You can tell that this is not a La Haine-style essay on urban alienation. Trying to find a deeper subtext in this... is like mulling the meaning of a rollercoaster: it’s best simply to enjoy the ride."

Last up, Awesome; I Fuckin' Shot That!

Bradshaw begins, "That title led me to hope for a fascinating first-person documentary by the Duke of Edinburgh about his first wildlife tour of Kenya." Unfortunately it isn't. It is an "eyeball-frazzling but diverting and often weirdly intriguing experimental concert movie" about the Beastie Boys. "The result is like watching an entire 90-minute film on your mobile phone." Bradshaw gives it three stars but doesn't have much positive to say about it.

"It's raw, mad, vulgar and some of it is all but unwatchable." but "it comes much, much closer to the energy of a live experience than the plump, stately and middleweight 'concert movies' that occasionally surface." Well so does getting beaten up in the pub, Peter. Doesn't mean it's fun.

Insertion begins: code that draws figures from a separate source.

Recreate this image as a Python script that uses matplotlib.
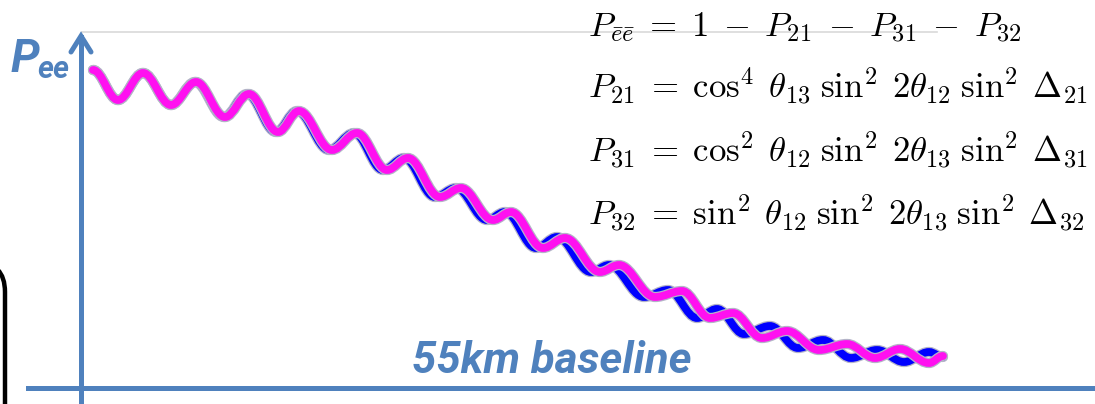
import matplotlib
matplotlib.use("Agg")
from matplotlib import pyplot as plt
from matplotlib.path import Path
from matplotlib.patches import PathPatch
import matplotlib.patheffects as pe

plt.rcParams['mathtext.fontset'] = 'cm'

# экстремумы волн (x, y в пикселях картинки)
magenta_x = [93, 118, 143, 171, 196, 225, 249, 278, 299, 332, 357, 387, 408, 440, 461,
             493, 511, 543, 565, 600, 619, 655, 682, 710, 733, 762, 787, 819, 847, 875,
             900, 929, 943]
magenta_y = [70, 100, 73, 105, 82, 117, 94, 132, 111, 150, 133, 170, 158, 197, 188,
             220, 212, 248, 238, 272, 265, 297, 291, 318, 313, 338, 331, 350, 344, 358,
             349, 363, 356]

blue_x = [93, 118, 143, 171, 195, 224, 247, 276, 297, 329, 354, 383, 404, 435, 456,
          487, 505, 536, 557, 591, 609, 644, 668, 697, 717, 744, 770, 798, 823, 851,
          877, 904, 929, 943]
blue_y = [70, 100, 73, 105, 82, 117, 94, 132, 111, 150, 133, 170, 158, 197, 188,
          220, 212, 248, 237, 272, 265, 297, 290, 318, 309, 334, 326, 348, 340, 358,
          350, 362, 352, 357]

formulas = [
    r'$P_{\bar{e}\bar{e}}\;=\;1\;-\;P_{21}\;-\;P_{31}\;-\;P_{32}$',
    r'$P_{21}\;=\;\cos^4\;\theta_{13}\;\sin^2\;2\theta_{12}\;\sin^2\;\Delta_{21}$',
    r'$P_{31}\;=\;\cos^2\;\theta_{12}\;\sin^2\;2\theta_{13}\;\sin^2\;\Delta_{31}$',
    r'$P_{32}\;=\;\sin^2\;\theta_{12}\;\sin^2\;2\theta_{13}\;\sin^2\;\Delta_{32}$',
]
formula_y = [37, 98, 162, 225]

axis_color = '#4f81bd'


def wave_path(xs, ys, k=0.37):
    verts = [(xs[0], ys[0])]
    codes = [Path.MOVETO]
    for i in range(1, len(xs)):
        dx = xs[i] - xs[i - 1]
        verts += [(xs[i - 1] + k * dx, ys[i - 1]), (xs[i] - k * dx, ys[i]), (xs[i], ys[i])]
        codes += [Path.CURVE4] * 3
    return Path(verts, codes)


fig = plt.figure(figsize=(10.95, 4.04), dpi=100)
ax = fig.add_axes([0, 0, 1, 1])
ax.set_xlim(0, 1095)
ax.set_ylim(404, 0)
ax.axis('off')

# тонкая серая линия сверху
ax.plot([82, 937], [32, 32], color='#d9d9d9', lw=1.2, zorder=1)

# чёрный край скруглённой рамки слева
edge = Path([(-25, 262), (5, 262), (5, 292), (5, 410)],
            [Path.MOVETO, Path.CURVE3, Path.CURVE3, Path.LINETO])
ax.add_patch(PathPatch(edge, fill=False, edgecolor='black', lw=3.2, zorder=2))

# оси
ax.plot([81, 81], [410, 37], color=axis_color, lw=3.6, zorder=3)
ax.plot([71, 81, 91], [52, 36, 52], color=axis_color, lw=3.6,
        solid_capstyle='round', solid_joinstyle='miter', zorder=3)
ax.plot([28, 1100], [388, 388], color=axis_color, lw=3.6, zorder=3)

# волны
halo = [pe.Stroke(linewidth=7.4, foreground='#b4b4c8'), pe.Normal()]
ax.add_patch(PathPatch(wave_path(blue_x, blue_y), fill=False, edgecolor='#0000ff',
                       lw=5.6, capstyle='round', zorder=4, path_effects=halo))
ax.add_patch(PathPatch(wave_path(magenta_x, magenta_y), fill=False, edgecolor='#ff10f0',
                       lw=5.6, capstyle='round', zorder=5, path_effects=halo))

# подписи
ax.text(11, 72, 'P', color=axis_color, fontsize=33, fontfamily='Roboto',
        fontweight='bold', fontstyle='italic', va='baseline', ha='left', zorder=6)
ax.text(37, 78, 'ee', color=axis_color, fontsize=22, fontfamily='Roboto',
        fontweight='bold', fontstyle='italic', va='baseline', ha='left', zorder=6)
ax.text(412, 373, '55km baseline', color=axis_color, fontsize=31.5, fontfamily='Roboto',
        fontweight='bold', fontstyle='italic', va='baseline', ha='left', zorder=6)

for f, y in zip(formulas, formula_y):
    ax.text(588, y, f, fontsize=25, color='black', va='baseline', ha='left', zorder=6)

fig.savefig('out.png', dpi=100)
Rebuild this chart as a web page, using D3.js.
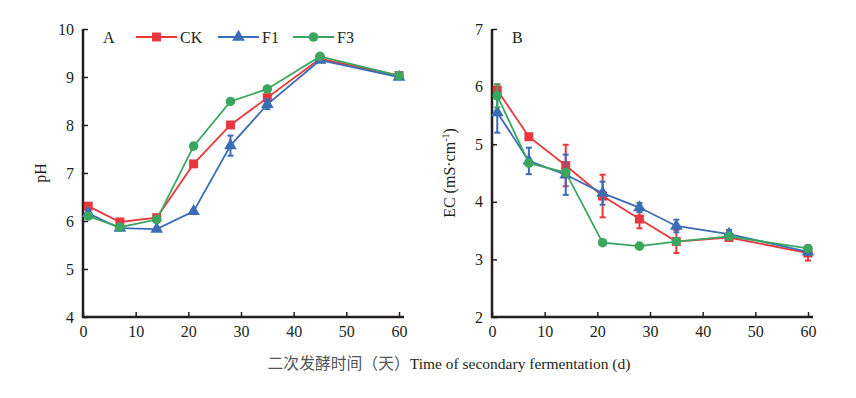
<!DOCTYPE html>
<html>
<head>
<meta charset="utf-8">
<script src="https://cdn.jsdelivr.net/npm/d3@7"></script>
<style>
  body { margin: 0; background: #fff; }
  text { font-family: "Liberation Serif", "DejaVu Serif", serif; }
</style>
</head>
<body>
<svg id="chart" width="856" height="398"></svg>
<script>
// sampling days
var days = [1, 7, 14, 21, 28, 35, 45, 60];
var seriesNames = ["CK", "F1", "F3"];
var xTicks = [0, 10, 20, 30, 40, 50, 60];
var phTicks = [4, 5, 6, 7, 8, 9, 10];
var ecTicks = [2, 3, 4, 5, 6, 7];

// panel A: pH
var phCK = [6.31, 5.98, 6.07, 7.19, 8.00, 8.57, 9.38, 9.03];
var phF1 = [6.16, 5.85, 5.83, 6.20, 7.57, 8.43, 9.35, 9.00];
var phF3 = [6.10, 5.87, 6.03, 7.56, 8.49, 8.75, 9.43, 9.03];
var phCKErr = [0.05, 0.04, 0.04, 0.03, 0.03, 0.04, 0.03, 0.03];
var phF1Err = [0.08, 0.03, 0.03, 0.03, 0.21, 0.10, 0.03, 0.03];
var phF3Err = [0.04, 0.03, 0.05, 0.06, 0.03, 0.03, 0.03, 0.03];

// panel B: EC
var ecCK = [5.94, 5.13, 4.63, 4.10, 3.70, 3.31, 3.38, 3.11];
var ecF1 = [5.55, 4.71, 4.47, 4.15, 3.90, 3.58, 3.44, 3.13];
var ecF3 = [5.84, 4.67, 4.51, 3.29, 3.23, 3.31, 3.40, 3.19];
var ecCKErr = [0.10, 0.03, 0.36, 0.37, 0.16, 0.20, 0.06, 0.13];
var ecF1Err = [0.35, 0.23, 0.35, 0.20, 0.08, 0.11, 0.07, 0.05];
var ecF3Err = [0.20, 0.05, 0.03, 0.03, 0.03, 0.03, 0.03, 0.03];

var colors = {CK: "#e8383d", F1: "#3a6db5", F3: "#3aa660"};

var svg = d3.select("#chart");

function style_axis(a) {
    a.select(".domain").remove();
    a.selectAll("line").attr("stroke", "#231f20").attr("stroke-width", 1.5);
    a.selectAll("text").attr("font-size", 16).attr("fill", "#231f20")
        .attr("font-family", "Liberation Serif");
}

function draw_panel(left, right, yDomain, yTicks, series, label, yLabel) {
    var top = 29, bottom = 317;
    var x = d3.scaleLinear().domain([0, 60]).range([left, right]);
    var y = d3.scaleLinear().domain(yDomain).range([bottom, top]);
    var g = svg.append("g");

    // axes, ticks pointing inward
    g.append("g")
        .attr("transform", "translate(0," + bottom + ")")
        .call(d3.axisBottom(x).tickValues(xTicks).tickFormat(d3.format("d"))
            .tickSizeInner(-5).tickSizeOuter(0).tickPadding(9))
        .call(style_axis);
    g.append("g")
        .attr("transform", "translate(" + left + ",0)")
        .call(d3.axisLeft(y).tickValues(yTicks).tickFormat(d3.format("d"))
            .tickSizeInner(-5).tickSizeOuter(0).tickPadding(9))
        .call(style_axis);
    g.append("path")
        .attr("d", "M" + left + "," + top + "V" + bottom + "H" + (right + 5))
        .attr("fill", "none")
        .attr("stroke", "#231f20")
        .attr("stroke-width", 2.5);

    // panel letter
    g.append("text")
        .attr("x", left + 20)
        .attr("y", top + 14)
        .attr("font-size", 16)
        .attr("fill", "#231f20")
        .text(label);

    // y axis title
    var yt = g.append("text")
        .attr("transform", "translate(" + (left - 37) + "," + y((yDomain[0] + yDomain[1]) / 2) + ") rotate(-90)")
        .attr("text-anchor", "middle")
        .attr("font-size", 16)
        .attr("fill", "#231f20");
    yt.append("tspan").text(yLabel[0]);
    if (yLabel.length > 1) {
        yt.append("tspan").attr("font-size", 10).attr("dy", -6).text(yLabel[1]);
        yt.append("tspan").attr("dy", 6).text(yLabel[2]);
    }

    var line = d3.line()
        .x(function (d) { return x(d.day); })
        .y(function (d) { return y(d.v); });

    series.forEach(function (s) {
        var pts = days.map(function (d, i) { return {day: d, v: s.values[i], e: s.err[i]}; });
        var c = colors[s.name];
        var sg = g.append("g");

        sg.append("path")
            .datum(pts)
            .attr("d", line)
            .attr("fill", "none")
            .attr("stroke", c)
            .attr("stroke-width", 1.8);

        // error bars
        var eb = sg.selectAll(".err")
            .data(pts)
            .enter().append("g");
        eb.append("line")
            .attr("x1", function (d) { return x(d.day); })
            .attr("x2", function (d) { return x(d.day); })
            .attr("y1", function (d) { return y(d.v - d.e); })
            .attr("y2", function (d) { return y(d.v + d.e); })
            .attr("stroke", c).attr("stroke-width", 2);
        [-1, 1].forEach(function (k) {
            eb.append("line")
                .attr("x1", function (d) { return x(d.day) - 3; })
                .attr("x2", function (d) { return x(d.day) + 3; })
                .attr("y1", function (d) { return y(d.v + k * d.e); })
                .attr("y2", function (d) { return y(d.v + k * d.e); })
                .attr("stroke", c).attr("stroke-width", 2);
        });

        sg.selectAll(".pt")
            .data(pts)
            .enter().append("path")
            .attr("transform", function (d) { return "translate(" + x(d.day) + "," + y(d.v) + ")"; })
            .attr("d", s.symbol)
            .attr("fill", c);
    });
}

var symSquare = d3.symbol().type(d3.symbolSquare).size(80)();
var symTriangle = d3.symbol().type(d3.symbolTriangle).size(70)();
var symCircle = d3.symbol().type(d3.symbolCircle).size(72)();

draw_panel(83, 399, [4, 10], phTicks, [
    {name: "CK", values: phCK, err: phCKErr, symbol: symSquare},
    {name: "F1", values: phF1, err: phF1Err, symbol: symTriangle},
    {name: "F3", values: phF3, err: phF3Err, symbol: symCircle}
], "A", ["pH"]);

draw_panel(492, 808, [2, 7], ecTicks, [
    {name: "CK", values: ecCK, err: ecCKErr, symbol: symSquare},
    {name: "F1", values: ecF1, err: ecF1Err, symbol: symTriangle},
    {name: "F3", values: ecF3, err: ecF3Err, symbol: symCircle}
], "B", ["EC (mS·cm", "-1", ")"]);

// legend in panel A
var legendX = [136, 218, 293];
var legendSyms = [symSquare, symTriangle, symCircle];
var legend = svg.append("g")
    .selectAll("g")
    .data(seriesNames)
    .enter().append("g")
    .attr("transform", function (d, i) { return "translate(" + legendX[i] + ",37)"; });
legend.append("line")
    .attr("x1", 0).attr("x2", 41)
    .attr("stroke", function (d) { return colors[d]; })
    .attr("stroke-width", 2);
legend.append("path")
    .attr("transform", "translate(20.5,0)")
    .attr("d", function (d, i) { return legendSyms[i]; })
    .attr("fill", function (d) { return colors[d]; });
legend.append("text")
    .attr("x", 44)
    .attr("dy", "0.35em")
    .attr("font-size", 16)
    .attr("fill", "#231f20")
    .text(function (d) { return d; });

// shared x axis title
var xt = svg.append("text")
    .attr("x", 449)
    .attr("y", 369)
    .attr("text-anchor", "middle")
    .attr("font-size", 15.5);
xt.append("tspan")
    .attr("font-family", "Noto Sans CJK SC")
    .attr("font-size", 15.8)
    .attr("fill", "#555")
    .text("二次发酵时间（天）");
xt.append("tspan")
    .attr("fill", "#231f20")
    .text("Time of secondary fermentation (d)");
</script>
</body>
</html>
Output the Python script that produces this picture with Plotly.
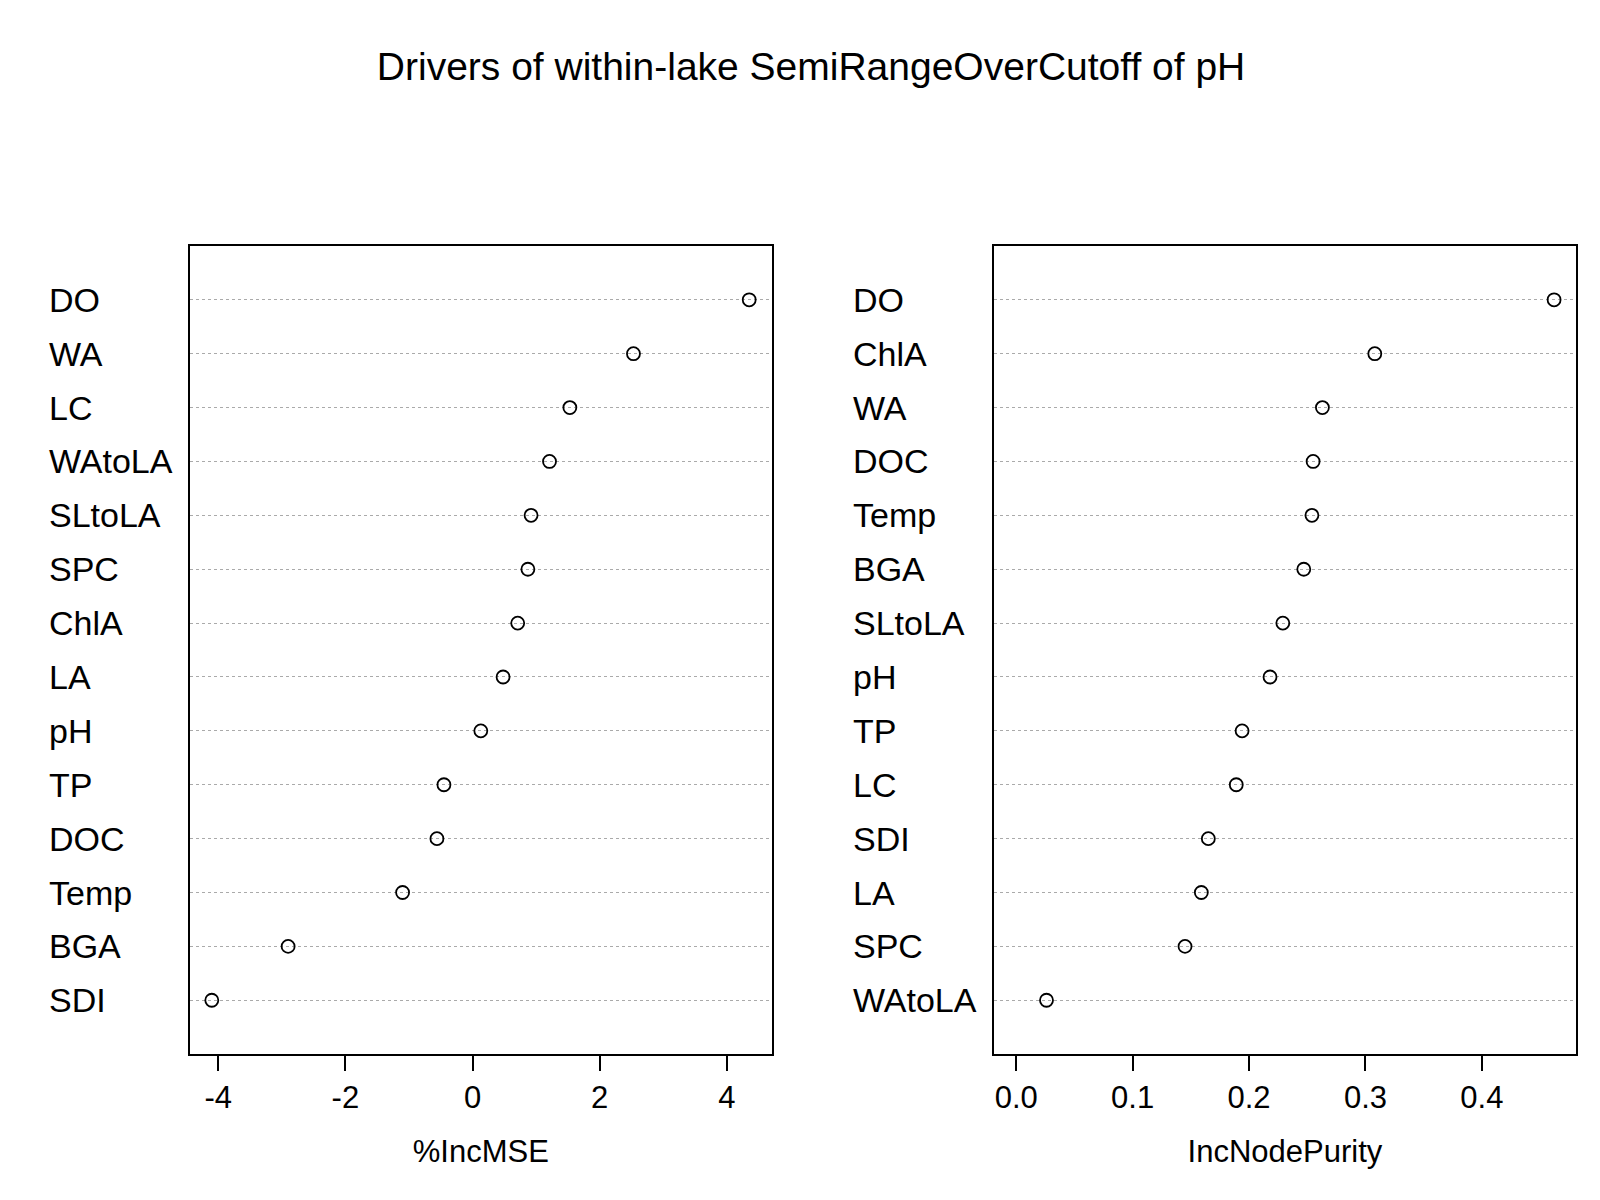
import plotly.graph_objects as go

# left panel: %IncMSE (top to bottom)
mse_vars = ["DO", "WA", "LC", "WAtoLA", "SLtoLA", "SPC", "ChlA", "LA", "pH", "TP", "DOC", "Temp", "BGA", "SDI"]
mse_vals = [4.35, 2.53, 1.53, 1.21, 0.92, 0.87, 0.71, 0.48, 0.13, -0.45, -0.56, -1.10, -2.90, -4.10]
mse_ticks = [-4, -2, 0, 2, 4]
mse_ticktext = ["-4", "-2", "0", "2", "4"]

# right panel: IncNodePurity (top to bottom)
inp_vars = ["DO", "ChlA", "WA", "DOC", "Temp", "BGA", "SLtoLA", "pH", "TP", "LC", "SDI", "LA", "SPC", "WAtoLA"]
inp_vals = [0.462, 0.308, 0.263, 0.255, 0.254, 0.247, 0.229, 0.218, 0.194, 0.189, 0.165, 0.159, 0.145, 0.026]
inp_ticks = [0.0, 0.1, 0.2, 0.3, 0.4]

FONT = "Liberation Sans, Arial"
W, H = 1600, 1200
RW, RH = 1560, 1170  # reference pixel frame

fig = go.Figure()
n = len(mse_vars)
rows = list(range(n, 0, -1))

for vals, xa, ya in [(mse_vals, "x", "y"), (inp_vals, "x2", "y2")]:
    fig.add_trace(go.Scatter(
        x=vals, y=rows, xaxis=xa, yaxis=ya, mode="markers",
        marker=dict(symbol="circle-open", size=13, color="black", line=dict(width=1.8)),
        showlegend=False,
    ))

ydom = [1 - 1020 / RH, 1 - 232 / RH]
yax = dict(domain=ydom, range=[0, n + 1], tickvals=rows, showticklabels=False, ticks="",
           showgrid=True, gridcolor="#aaaaaa", griddash="dot", gridwidth=1,
           showline=True, linecolor="black", linewidth=1.5, mirror=True, zeroline=False)
xax = dict(ticks="outside", ticklen=15, tickwidth=1.5, tickcolor="black", showgrid=False,
           zeroline=False, showline=True, linecolor="black", linewidth=1.5, mirror=True,
           tickfont=dict(size=31, family=FONT, color="black"),
           title=dict(font=dict(size=31, family=FONT, color="black"), standoff=26))

fig.update_layout(
    width=W, height=H, plot_bgcolor="white", paper_bgcolor="white",
    margin=dict(l=0, r=0, t=0, b=0),
    xaxis=dict(xax, domain=[177 / RW, 745 / RW], range=[-4.45, 4.71], tickvals=mse_ticks,
               ticktext=mse_ticktext, title_text="%IncMSE", anchor="y"),
    yaxis=dict(yax, anchor="x"),
    xaxis2=dict(xax, domain=[961 / RW, 1529 / RW], range=[-0.0194, 0.481],
                tickvals=inp_ticks, tickformat=".1f",
                title_text="IncNodePurity", anchor="y2"),
    yaxis2=dict(yax, anchor="x2"),
    title=dict(text="Drivers of within-lake SemiRangeOverCutoff of pH", x=783 / RW, xanchor="center",
               y=1 - 57 / RH, yanchor="middle", font=dict(size=39, family=FONT, color="black")),
)

for names, xpix, yref in [(mse_vars, 38, "y"), (inp_vars, 822, "y2")]:
    for name, r in zip(names, rows):
        fig.add_annotation(text=name, x=xpix / RW, xref="paper", xanchor="left",
                           y=r, yref=yref, showarrow=False,
                           font=dict(size=34, family=FONT, color="black"))

fig.write_html("out.html")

The other reviews are all much less benevolent. However, we can't help thinking that the reviewers can't get past their obvious dislike of the Beastie Boys. Quinn in the Independent (one star) writes, "What you actually get are a million grainy shots of three blokes in acid-green Adidas tracksuits shouting and hectoring unintelligibly over a monolithic beat." Christopher in the Times (one star) writes, "Frankly, Hornblower would have got more interesting footage if he strapped his cameras to a flock of Highland sheep" and, "The film is unwatchable. Not just because there is barely a frame in focus. The stroboscopic editing triggers migraine, and the music is appalling."

Basically, if you like the Beastie Boys then it might be good. If you don't, then it won't.

Other films out this week - Heading South (Three middle-aged white women head to Haiti for no-strings sex with young locals - naughty), Little Manhattan (A pair of besotted 11-year-olds face separation when one leaves to attend private school - who cares?), Ju-On: The Grudge 2 (Actress Kyoko loses her boyfriend and her unborn child in a car accident, but when she goes to her gynaecologist he assures that her all is well with the pregnancy: so who, or what, is gestating down there? - eugh yuck!)

Trailer of the week - The U.S. vs John Lennon

Implausible Film News of the Week -

New Line will open Snakes on a Plane in the US this autumn and is in the enviable position of owning a title that has been virtually marketing itself.

"Expectation has reached fever pitch ever since news leaked out about the plot and title" The plot and the title are the same thing! Is it only us who are baffled by how this film ever got made?